Given problem
Starting with the first line of the listing, quote each line exactly until and including the one with "var layTrend = [139.8, 127.8];", leaving pictures out.

— begin —

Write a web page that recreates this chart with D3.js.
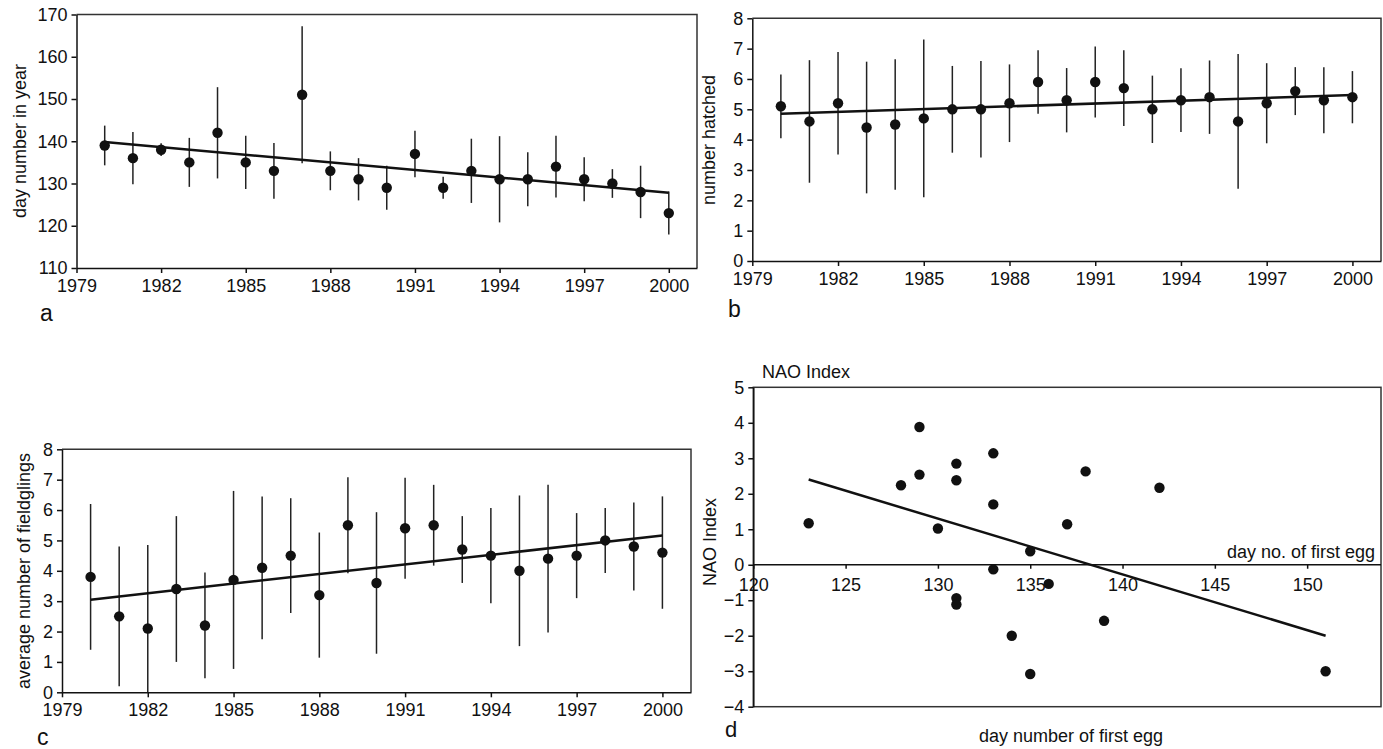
<!DOCTYPE html>
<meta charset="utf-8">
<script src="https://d3js.org/d3.v7.min.js"></script>
<html>
<head>
<style>
  body { margin: 0; background: #fff; }
  text { font-family: "Liberation Sans", Arial, Helvetica, sans-serif; fill: #111; }
  .axis text { font-size: 18px; }
  .axis path, .axis line { stroke: #111; stroke-width: 1.5; }
</style>
</head>
<body>
<div id="chart"></div>
<script>
// years 1980..2000
var years = d3.range(1980, 2001);
var yearTicks = [1979, 1982, 1985, 1988, 1991, 1994, 1997, 2000];

// a: laying date (day number in year), mean and sd
var layDate = [139, 136, 138, 135, 142, 135, 133, 151, 133, 131, 129, 137, 129, 133, 131, 131, 134, 131, 130, 128, 123];
var laySd   = [4.7, 6.2, 1.5, 5.8, 10.8, 6.3, 6.6, 16.2, 4.6, 5.0, 5.2, 5.5, 2.6, 7.6, 10.2, 6.4, 7.3, 5.2, 3.4, 6.2, 5.1];
var layTrend = [139.8, 127.8];

// b: number hatched
var hatched   = [5.1, 4.6, 5.2, 4.4, 4.5, 4.7, 5.0, 5.0, 5.2, 5.9, 5.3, 5.9, 5.7, 5.0, 5.3, 5.4, 4.6, 5.2, 5.6, 5.3, 5.4];
var hatchedSd = [1.05, 2.02, 1.69, 2.17, 2.15, 2.6, 1.43, 1.59, 1.28, 1.05, 1.06, 1.17, 1.25, 1.11, 1.05, 1.21, 2.22, 1.32, 0.79, 1.09, 0.86];
var hatchedTrend = [4.85, 5.47];

// c: average number of fledglings
var fledged   = [3.8, 2.5, 2.1, 3.4, 2.2, 3.7, 4.1, 4.5, 3.2, 5.5, 3.6, 5.4, 5.5, 4.7, 4.5, 4.0, 4.4, 4.5, 5.0, 4.8, 4.6];
var fledgedSd = [2.4, 2.3, 2.75, 2.4, 1.74, 2.93, 2.35, 1.89, 2.06, 1.58, 2.33, 1.66, 1.33, 1.1, 1.57, 2.48, 2.43, 1.4, 1.07, 1.45, 1.85];
var fledgedTrend = [3.05, 5.16];

// d: NAO index against day of first egg
var firstEgg = [123, 128, 129, 129, 130, 131, 131, 131, 131, 133, 133, 133, 134, 135, 135, 136, 137, 138, 139, 142, 151];
var naoIndex = [1.17, 2.24, 3.88, 2.54, 1.02, 2.85, 2.38, -0.94, -1.12, 3.14, 1.70, -0.13, -2.0, 0.38, -3.08, -0.54, 1.14, 2.63, -1.58, 2.17, -3.0];
var naoTrendX = [123, 151];
var naoTrendY = [2.40, -2.0];
var eggTicks = [120, 125, 130, 135, 140, 145, 150];

var svg = d3.select("#chart").append("svg")
  .attr("width", 1383)
  .attr("height", 749);

function frame(g, x, y) {
  // top and right border of the plot box
  g.append("path")
    .attr("d", "M" + x.range()[0] + "," + y.range()[1] + "H" + x.range()[1] + "V" + y.range()[0])
    .attr("fill", "none")
    .attr("stroke", "#333")
    .attr("stroke-width", 1.5);
}

function yearPanel(box, yDomain, yTicks, means, sds, trend, yTitle, titlePos, letter, letterPos) {
  var x = d3.scaleLinear().domain([1979, 2001]).range([box.left, box.right]);
  var y = d3.scaleLinear().domain(yDomain).range([box.bottom, box.top]);
  var g = svg.append("g");

  frame(g, x, y);

  g.append("g").attr("class", "axis")
    .attr("transform", "translate(0," + box.bottom + ")")
    .call(d3.axisBottom(x).tickValues(yearTicks).tickFormat(d3.format("d"))
      .tickSizeInner(5).tickSizeOuter(0).tickPadding(6));

  g.append("g").attr("class", "axis")
    .attr("transform", "translate(" + box.left + ",0)")
    .call(d3.axisLeft(y).tickValues(yTicks).tickFormat(d3.format("d"))
      .tickSizeInner(5).tickSizeOuter(0).tickPadding(4));

  // error bars
  g.selectAll(".err").data(years).enter().append("line")
    .attr("x1", function(d) { return x(d); })
    .attr("x2", function(d) { return x(d); })
    .attr("y1", function(d, i) { return y(Math.max(yDomain[0], means[i] - sds[i])); })
    .attr("y2", function(d, i) { return y(Math.min(yDomain[1], means[i] + sds[i])); })
    .attr("stroke", "#222")
    .attr("stroke-width", 1.5);

  // trend line
  g.append("line")
    .attr("x1", x(years[0])).attr("y1", y(trend[0]))
    .attr("x2", x(years[years.length - 1])).attr("y2", y(trend[1]))
    .attr("stroke", "#111")
    .attr("stroke-width", 2.5);

  g.selectAll(".dot").data(years).enter().append("circle")
    .attr("cx", function(d) { return x(d); })
    .attr("cy", function(d, i) { return y(means[i]); })
    .attr("r", 5.2)
    .attr("fill", "#111");

  g.append("text")
    .attr("transform", "translate(" + titlePos[0] + "," + titlePos[1] + ") rotate(-90)")
    .attr("text-anchor", "middle")
    .attr("dy", "0.35em")
    .style("font-size", "18px")
    .text(yTitle);

  g.append("text")
    .attr("x", letterPos[0]).attr("y", letterPos[1])
    .style("font-size", "23px")
    .text(letter);
}

yearPanel({left: 76.5, top: 14.5, right: 697, bottom: 268}, [110, 170], d3.range(110, 171, 10),
  layDate, laySd, layTrend, "day number in year", [20, 141], "a", [40, 321]);

yearPanel({left: 752.3, top: 18.3, right: 1381, bottom: 261}, [0, 8], d3.range(0, 9),
  hatched, hatchedSd, hatchedTrend, "number hatched", [709, 140], "b", [728, 317]);

yearPanel({left: 62, top: 449.3, right: 691, bottom: 692.3}, [0, 8], d3.range(0, 9),
  fledged, fledgedSd, fledgedTrend, "average number of fieldglings", [24, 571], "c", [37, 745]);

// panel d
(function() {
  var box = {left: 753.3, top: 387.3, right: 1381, bottom: 706.7};
  var x = d3.scaleLinear().domain([120, 154]).range([box.left, box.right]);
  var y = d3.scaleLinear().domain([-4, 5]).range([box.bottom, box.top]);
  var g = svg.append("g");

  g.append("rect")
    .attr("x", box.left).attr("y", box.top)
    .attr("width", box.right - box.left).attr("height", box.bottom - box.top)
    .attr("fill", "none").attr("stroke", "#333").attr("stroke-width", 1.5);

  g.append("g").attr("class", "axis")
    .attr("transform", "translate(" + box.left + ",0)")
    .call(d3.axisLeft(y).tickValues(d3.range(-4, 6)).tickFormat(d3.format("d"))
      .tickSizeInner(5).tickSizeOuter(0).tickPadding(4));

  var xa = g.append("g").attr("class", "axis")
    .attr("transform", "translate(0," + y(0) + ")")
    .call(d3.axisBottom(x).tickValues(eggTicks).tickFormat(d3.format("d"))
      .tickSizeInner(4).tickSizeOuter(0).tickPadding(9));
  xa.select(".domain").remove();

  g.append("line")
    .attr("x1", box.left).attr("x2", box.right)
    .attr("y1", y(0)).attr("y2", y(0))
    .attr("stroke", "#111").attr("stroke-width", 1.5);

  g.append("line")
    .attr("x1", x(naoTrendX[0])).attr("y1", y(naoTrendY[0]))
    .attr("x2", x(naoTrendX[1])).attr("y2", y(naoTrendY[1]))
    .attr("stroke", "#111").attr("stroke-width", 2.5);

  g.selectAll(".dot").data(firstEgg).enter().append("circle")
    .attr("cx", function(d) { return x(d); })
    .attr("cy", function(d, i) { return y(naoIndex[i]); })
    .attr("r", 5.2)
    .attr("fill", "#111");

  g.append("text")
    .attr("x", 762).attr("y", 378)
    .style("font-size", "18px")
    .text("NAO Index");

  g.append("text")
    .attr("x", 1375).attr("y", 558)
    .attr("text-anchor", "end")
    .style("font-size", "18px")
    .text("day no. of first egg");

  g.append("text")
    .attr("transform", "translate(710,542) rotate(-90)")
    .attr("text-anchor", "middle")
    .attr("dy", "0.35em")
    .style("font-size", "18px")
    .text("NAO Index");

  g.append("text")
    .attr("x", 1071).attr("y", 742)
    .attr("text-anchor", "middle")
    .style("font-size", "18px")
    .text("day number of first egg");

  g.append("text")
    .attr("x", 725).attr("y", 737)
    .style("font-size", "22px")
    .text("d");
})();
</script>
</body>
</html>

— end —

Response to this task
Write a web page that recreates this chart with D3.js.
<!DOCTYPE html>
<meta charset="utf-8">
<script src="https://d3js.org/d3.v7.min.js"></script>
<html>
<head>
<style>
  body { margin: 0; background: #fff; }
  text { font-family: "Liberation Sans", Arial, Helvetica, sans-serif; fill: #111; }
  .axis text { font-size: 18px; }
  .axis path, .axis line { stroke: #111; stroke-width: 1.5; }
</style>
</head>
<body>
<div id="chart"></div>
<script>
// years 1980..2000
var years = d3.range(1980, 2001);
var yearTicks = [1979, 1982, 1985, 1988, 1991, 1994, 1997, 2000];

// a: laying date (day number in year), mean and sd
var layDate = [139, 136, 138, 135, 142, 135, 133, 151, 133, 131, 129, 137, 129, 133, 131, 131, 134, 131, 130, 128, 123];
var laySd   = [4.7, 6.2, 1.5, 5.8, 10.8, 6.3, 6.6, 16.2, 4.6, 5.0, 5.2, 5.5, 2.6, 7.6, 10.2, 6.4, 7.3, 5.2, 3.4, 6.2, 5.1];
var layTrend = [139.8, 127.8];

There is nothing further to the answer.